話題にあげにくいのですが、ひとり気になるかたがいます。矢野教授のことです。このかたはかつて東南アジアセンターにおられましたが、セクハラ事件を引き起こして、大学をお辞めになりました。
それまでは、まさに京都および京都大学を代表する文化人でした。ビルマのスーチーさんを教えたこともあるとか。新聞では論壇時評など、社会的にはいろいろな京都や首都圏でのサロン的文化活動のリーダー、政治的にはかなり重要なブレーン的な仕事をされていたようでした。わたくしは、彼のやったセクハラ事件を弁護する気持ちがあってこの文章を書いてるのではありません。彼のやったことは、関係者の証言によると、セクハラ事件としては極めて悪質であり、救いようがありません。

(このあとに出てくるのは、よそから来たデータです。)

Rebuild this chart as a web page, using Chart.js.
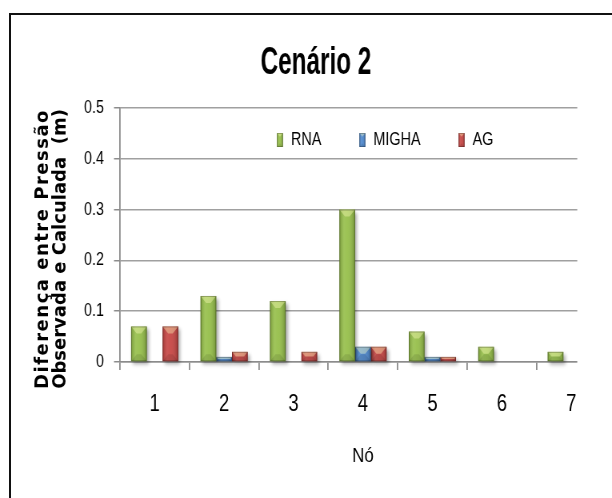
<!DOCTYPE html>
<html>
<head>
<meta charset="utf-8">
<script src="https://cdn.jsdelivr.net/npm/chart.js@4/dist/chart.umd.min.js"></script>
<style>
  html, body { margin: 0; padding: 0; background: #fff; overflow: hidden; }
  #wrap { position: relative; width: 612px; height: 498px; }
  #frame { position: absolute; left: 9px; top: 13px; width: 700px; height: 600px;
           border-left: 2px solid #111; border-top: 2px solid #111; }
  canvas { position: absolute; left: 0; top: 0; }
</style>
</head>
<body>
<div id="wrap">
  <div id="frame"></div>
  <!-- drawn wider than shown, so every glyph comes out condensed -->
  <canvas id="c" width="765" height="498" style="width:612px;height:498px"></canvas>
</div>
<script>
// Pressure difference per node (m)
const nodes = ['1', '2', '3', '4', '5', '6', '7'];
const rna   = [0.07, 0.13, 0.12, 0.30, 0.06, 0.03, 0.02];
const migha = [0.00, 0.01, 0.00, 0.03, 0.01, 0.00, 0.00];
const ag    = [0.07, 0.02, 0.02, 0.03, 0.01, 0.00, 0.00];
const seriesNames = ['RNA', 'MIGHA', 'AG'];
const yTickLabels = ['0', '0.1', '0.2', '0.3', '0.4', '0.5'];
const chartTitle = 'Cenário 2';
const xTitle = 'Nó';
const yTitle = ['Diferença entre Pressão', 'Observada e Calculada  (m)'];

const palette = ['#93bd45', '#4a85cc', '#c4413f'];
const SANS = '"Liberation Sans", Arial, sans-serif';
const SQ = 0.8;              // horizontal squeeze of the displayed canvas
const px = v => v / SQ;      // screen-width pixels -> canvas pixels

function poly(ctx, pts, fill) {
  ctx.beginPath();
  ctx.moveTo(pts[0][0], pts[0][1]);
  for (let i = 1; i < pts.length; i++) ctx.lineTo(pts[i][0], pts[i][1]);
  ctx.closePath();
  ctx.fillStyle = fill;
  ctx.fill();
}

// bevelled look on top of a flat bar
function shadeBar(ctx, x0, y0, w, h) {
  const x1 = x0 + w, y1 = y0 + h;
  const d = Math.min(7, w / 2, h / 2);
  const g = ctx.createLinearGradient(x0, 0, x1, 0);
  g.addColorStop(0, 'rgba(0,0,0,0.20)');
  g.addColorStop(0.3, 'rgba(255,255,255,0.12)');
  g.addColorStop(0.55, 'rgba(255,255,255,0.08)');
  g.addColorStop(1, 'rgba(0,0,0,0.24)');
  ctx.fillStyle = g;
  ctx.fillRect(x0, y0, w, h);
  poly(ctx, [[x0, y0], [x1, y0], [x1 - d, y0 + d], [x0 + d, y0 + d]], 'rgba(255,255,190,0.38)');
  poly(ctx, [[x0, y1], [x1, y1], [x1 - d, y1 - d], [x0 + d, y1 - d]], 'rgba(0,0,0,0.10)');
  ctx.strokeStyle = 'rgba(0,0,0,0.25)';
  ctx.lineWidth = 1;
  ctx.strokeRect(x0 + 0.5, y0 + 0.5, w - 1, h - 1);
}

const barLook = {
  id: 'barLook',
  beforeDatasetsDraw(chart) {
    const ctx = chart.ctx, area = chart.chartArea, xs = chart.scales.x;
    // horizontal rules stop a little past the last node
    const cut = xs.getPixelForValue(nodes.length - 1) + px(6);
    ctx.save();
    ctx.fillStyle = '#fff';
    ctx.fillRect(cut, area.top - 3, chart.width - cut, area.height + 14);
    ctx.restore();
    ctx.save();
    ctx.shadowColor = 'rgba(0,0,0,0.35)';
    ctx.shadowBlur = 4;
    ctx.shadowOffsetX = px(2);
    ctx.shadowOffsetY = 3;
  },
  afterDatasetsDraw(chart) {
    const ctx = chart.ctx;
    ctx.restore();
    ctx.save();
    chart.data.datasets.forEach((ds, i) => {
      chart.getDatasetMeta(i).data.forEach(bar => {
        const p = bar.getProps(['x', 'y', 'base', 'width'], true);
        const h = p.base - p.y;
        if (h <= 0.5) return;
        shadeBar(ctx, p.x - p.width / 2, p.y, p.width, h);
      });
    });
    ctx.restore();
  }
};

// chart title and the two-line vertical axis title
const titles = {
  id: 'titles',
  afterDraw(chart) {
    const ctx = chart.ctx;
    const pad = chart.options.layout.padding;
    const cx = (pad.left + chart.width - pad.right) / 2;
    ctx.save();
    ctx.translate(cx, 64);
    ctx.scale(0.8, 1);
    ctx.font = 'bold 38px ' + SANS;
    ctx.fillStyle = '#000';
    ctx.textAlign = 'center';
    ctx.textBaseline = 'middle';
    ctx.fillText(chartTitle, 0, 0);
    ctx.restore();

    ctx.save();
    ctx.font = 'bold 18px "DejaVu Sans", sans-serif';
    ctx.fillStyle = '#000';
    ctx.textAlign = 'center';
    ctx.textBaseline = 'middle';
    const spacing = ['1.5px', '0px'];
    const lineX = [px(43), px(61)];
    yTitle.forEach((line, i) => {
      ctx.save();
      ctx.letterSpacing = spacing[i];
      ctx.translate(lineX[i], 249);
      ctx.scale(1 / SQ, 1);          // vertical text keeps its full glyph height
      ctx.rotate(-Math.PI / 2);
      ctx.fillText(line, 0, 0);
      ctx.restore();
    });
    ctx.restore();
  }
};

// legend inside the plot, near the top
const innerLegend = {
  id: 'innerLegend',
  afterDraw(chart) {
    const ctx = chart.ctx, area = chart.chartArea;
    let x = area.left + area.width * 0.323;
    const y = area.top + 32;
    ctx.save();
    ctx.font = '18px ' + SANS;
    ctx.textBaseline = 'middle';
    ctx.textAlign = 'left';
    chart.data.datasets.forEach(ds => {
      ctx.fillStyle = ds.backgroundColor;
      ctx.fillRect(x, y - 7, px(6), 14);
      shadeBar(ctx, x, y - 7, px(6), 14);
      ctx.fillStyle = '#000';
      ctx.fillText(ds.label, x + px(14), y);
      x += px(14) + ctx.measureText(ds.label).width + px(38);
    });
    ctx.restore();
  }
};

new Chart(document.getElementById('c'), {
  type: 'bar',
  data: {
    labels: nodes,
    datasets: [
      { label: seriesNames[0], data: rna,   backgroundColor: palette[0] },
      { label: seriesNames[1], data: migha, backgroundColor: palette[1] },
      { label: seriesNames[2], data: ag,    backgroundColor: palette[2] }
    ]
  },
  plugins: [barLook, titles, innerLegend],
  options: {
    responsive: false,
    animation: false,
    devicePixelRatio: 1,
    layout: { padding: { left: px(26), right: px(6), top: 108, bottom: 0 } },
    datasets: { bar: { categoryPercentage: 0.68, barPercentage: 1, borderWidth: 0, clip: false } },
    plugins: {
      legend: { display: false },
      tooltip: { enabled: false },
      title: { display: false }
    },
    scales: {
      x: {
        offset: true,
        grid: { drawOnChartArea: false, drawTicks: true, tickLength: 8, offset: true,
                color: '#8c8c8c', lineWidth: 1.8 },
        border: { color: '#8c8c8c', width: 1.5 },
        ticks: { color: '#000', font: { family: SANS, size: 23 }, padding: 21 },
        title: { display: true, text: xTitle, color: '#000',
                 font: { family: SANS, size: 21 }, padding: { top: 0, bottom: 29 } },
        afterFit(s) { s.height = 136; }
      },
      y: {
        min: 0,
        max: 0.5,
        ticks: { stepSize: 0.1, color: '#000', font: { family: SANS, size: 18 }, padding: px(10),
                 callback: (v, i) => yTickLabels[i] },
        grid: { color: '#a0a0a0', lineWidth: 1.5, tickLength: px(6), tickColor: '#8c8c8c' },
        border: { color: '#8c8c8c', width: 1.8 },
        title: { display: false },
        afterFit(s) { s.width = px(94); }
      }
    }
  }
});
</script>
</body>
</html>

しかし、彼がこの事件の後にどのような生活をして、どのような死を迎えたのか、それとなく聞こえてくる経過は過酷なものであり、深いため息をつかざるをえません。それは、当然の末路だといえる資格を持つのは、被害者以外にはなかなか居ないような気もします。彼が落魄の死を迎えるべきであるとも、周囲の人間の多くは思わなかったかもしれませんが、結果はそうなったのでした。そのような事実を完全に忘れ去っていいのだろうか、とおもいます。
誰かが、彼の魂を鎮めていて欲しい、そういう気持ちを持ちます。被害者は生きているのですから、もっとつらいかもしれません。しかし、死者をさらにむち打つことはないと、わたくしは思います。鎮魂が、ある人のなした生きていたあかしを総体として受け止める行為なのであるのならば、ごく少数のひとのみがそのような行為をする資格をもつのでしょうが。